Alexa rotated the antenna upward and repeated her account.

“She was pushed off a cliff?”

“That’s what the evidence suggests. I also found a Black Diamond hiking pole above where the body was. We are detaining all hikers until we question them.”

“That’s good.”

“She’s a medical doctor from Auckland. Her sister and two colleagues are here with her.” She gave Bruce their names.

“Don’t let the colleagues or sister leave. I’ll start by interviewing them.”

She depressed the stapler. “I told you we’re holding everyone until we clear them.”

“Don’t release the sister or the colleagues,” he repeated. “I’ll get Constable Cooper to dive into Clark’s affairs at this end. Her phone and computer records. Her standing in the medical community.”

The mention of Constable Cooper jerked Alexa back to her first case in New Zealand. Alexa had suspected the young Māori of committing the murder, but had been wrong. “Coop,” as her colleagues called her, hadn’t forgotten. “But Constable Cooper is in Rotorua.”

“I recruited her to Auckland.” Bruce had been her mentor in some career-shadowing outreach program and a couple years later hired her.

Alexa switched gears. “There’s more. Yesterday, I discovered a skeleton along the river. It became exposed during the landslide we had.”

“The what?”

“A landslide. Mudslide. You know. Slip. An avalanche without snow. This isn’t avalanche season.” Her geology eruption silenced Bruce. “I saw it happen.” That bus-sized boulder careening down the mountainside.
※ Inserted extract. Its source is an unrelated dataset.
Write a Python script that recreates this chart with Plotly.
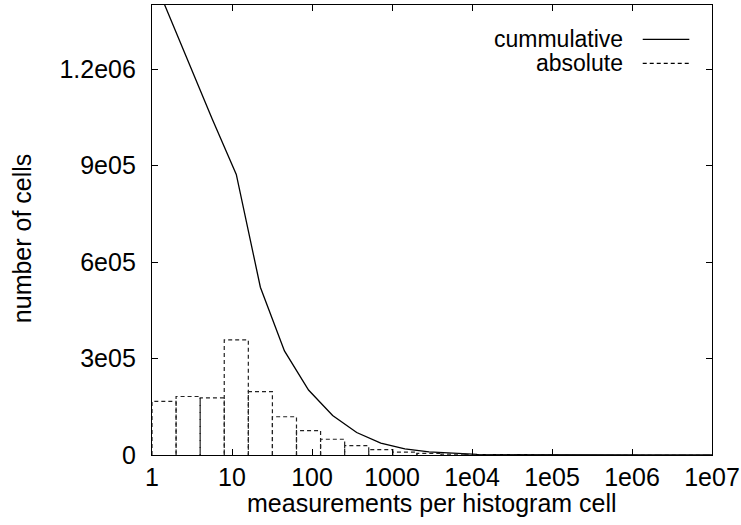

Jeez. “I did a preliminary examination of the remains and discovered multiple stab wounds to the rib cage.”

“Bloody hell. How old is the skeleton?”

“He has composite resin fillings.”

Bruce huffed.

“Twenty years or less. We might be able to identify him through dental X-rays.”

“Any personal effects?”

“A metal buckle. There could be more. I didn’t fully examine the remains.” She imagined her voice zooming skyward, hitting a satellite hovering over the Tasman Sea, and bouncing back to Bruce in Auckland. “One more thing.” She checked the antenna and scooted to the edge of her seat. Now or never.

“Spit it out.”

“A helicopter pilot tried to kill me.”